A full description of the analysis components, Analyzers, Tokenizers, and TokenFilters available for use is here.
There is a handy Analysis tab where you can see how a text value is broken down into words by both Index time nad Query time analysis chains for a field or field type. This page shows the resulting tokens after they pass through each filter in the chains.
This url shows the tokens created from "Canon Power-Shot SD500" using the text_en_splitting type. Each section of the table shows the resulting tokens after having passed through the next TokenFilter in the (Index) analyzer. Notice how both powershot and power, shot are indexed, using tokens that have the same "position". (Compare the previous output with The tokens produced using the text_general field type.)

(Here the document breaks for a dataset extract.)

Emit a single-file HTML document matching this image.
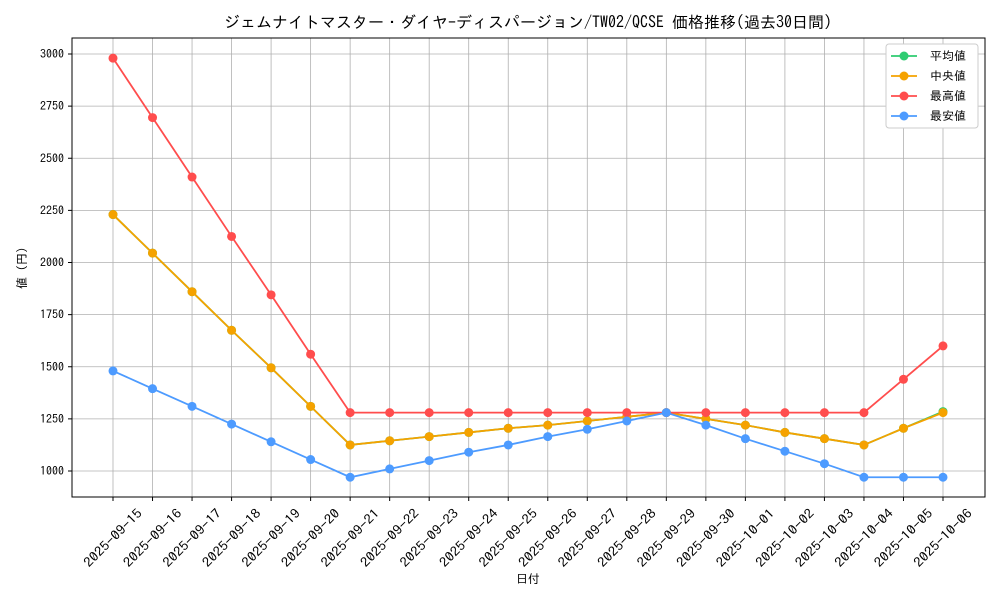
<!DOCTYPE html>
<html><head><meta charset="utf-8"><style>
body{margin:0;background:#fff}
svg{display:block;font-family:"IPAGothic","Noto Sans CJK JP",monospace}
</style></head><body>
<svg id="chart" width="1000" height="600">
<rect width="1000" height="600" fill="#fff"/>
<text x="528" y="28" text-anchor="middle" font-size="16" fill="#000">ジェムナイトマスター・ダイヤ-ディスパージョン/TW02/QCSE 価格推移(過去30日間)</text>
<g id="grid"></g><g id="axes"></g><g id="series"></g>
<rect x="72" y="38" width="913" height="459" fill="none" stroke="#000" stroke-width="1"/>
<text x="528" y="583" text-anchor="middle" font-size="12">日付</text>
<text transform="translate(26,268) rotate(-90)" text-anchor="middle" font-size="12">値 (円)</text>
<g id="legend"></g>
</svg>
<script>
const categories=["2025-09-15","2025-09-16","2025-09-17","2025-09-18","2025-09-19","2025-09-20","2025-09-21","2025-09-22","2025-09-23","2025-09-24","2025-09-25","2025-09-26","2025-09-27","2025-09-28","2025-09-29","2025-09-30","2025-10-01","2025-10-02","2025-10-03","2025-10-04","2025-10-05","2025-10-06"];
const meanVals=[2230,2045,1860,1675,1495,1310,1125,1145,1165,1185,1205,1220,1240,1260,1280,1250,1220,1185,1155,1125,1205,1285];
const medianVals=[2230,2045,1860,1675,1495,1310,1125,1145,1165,1185,1205,1220,1240,1260,1280,1250,1220,1185,1155,1125,1205,1280];
const maxVals=[2980,2695,2410,2125,1845,1560,1280,1280,1280,1280,1280,1280,1280,1280,1280,1280,1280,1280,1280,1280,1440,1600];
const minVals=[1480,1395,1310,1225,1140,1055,970,1010,1050,1090,1125,1165,1200,1240,1280,1220,1155,1095,1035,970,970,970];
const yTicks=[1000,1250,1500,1750,2000,2250,2500,2750,3000];
const seriesNames=["平均値","中央値","最高値","最安値"];
const NS="http://www.w3.org/2000/svg";
const x=i=>113+i*(943-113)/(categories.length-1);
const y=v=>471-(v-1000)*(471-54)/2000;
function mk(tag,attrs,parent,txt){const e=document.createElementNS(NS,tag);for(const k in attrs)e.setAttribute(k,attrs[k]);if(txt!==undefined)e.textContent=txt;parent.appendChild(e);return e;}
const grid=document.getElementById('grid'),axes=document.getElementById('axes'),ser=document.getElementById('series'),leg=document.getElementById('legend');
yTicks.forEach(t=>{
 const l=mk('line',{x1:72,x2:985,y1:y(t),y2:y(t),stroke:'#b0b0b0','stroke-width':0.8},grid);
 
 
 mk('line',{x1:68,x2:72,y1:y(t),y2:y(t),stroke:'#000'},axes);
 const tx=mk('text',{x:64,y:y(t)+4,'text-anchor':'end','font-size':12},axes,String(t));
 
 
});
categories.forEach((c,i)=>{
 const l=mk('line',{x1:x(i),x2:x(i),y1:38,y2:497,stroke:'#b0b0b0','stroke-width':0.8},grid);
 
 
 mk('line',{x1:x(i),x2:x(i),y1:497,y2:501,stroke:'#000'},axes);
 const tx=mk('text',{transform:`translate(${x(i)},${538}) rotate(-45)`,'text-anchor':'middle','dominant-baseline':'central','font-size':13,textLength:76,lengthAdjust:'spacingAndGlyphs'},axes,c);
 
 
});
const all=[[meanVals,'#2ecc71'],[medianVals,'#f5a200'],[maxVals,'#ff4d4d'],[minVals,'#4d9bff']];
all.forEach(([vals,col],s)=>{
 const g=mk('g',{},ser);
 
 
 mk('polyline',{points:vals.map((v,i)=>x(i)+','+y(v)).join(' '),fill:'none',stroke:col,'stroke-width':1.8},g);
 vals.forEach((v,i)=>{
  const p=mk('circle',{cx:x(i),cy:y(v),r:4.5,fill:col},g);
  
  
 });
});
const box=mk('rect',{x:886,y:44,width:92,height:84,fill:'#fff',stroke:'#ccc',rx:3},leg);


all.forEach(([v,col],s)=>{
 const yy=56+s*20;
 const g=mk('g',{},leg);
 
 
 mk('line',{x1:891,x2:917,y1:yy,y2:yy,stroke:col,'stroke-width':1.8},g);
 mk('circle',{cx:904,cy:yy,r:4.5,fill:col},g);
 mk('text',{x:930,y:yy+4,'font-size':12},g,seriesNames[s]);
});
</script>
</body></html>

Mousing over the section label to the left of the section will display the full name of the analyzer component at that stage of the chain. Toggling the "Verbose Output" checkbox will show/hide the detailed token attributes.
When both Index and Query values are provided, two tables will be displayed side by side showing the results of each chain. Terms in the Index chain results that are equivalent to the final terms produced by the Query chain will be highlighted.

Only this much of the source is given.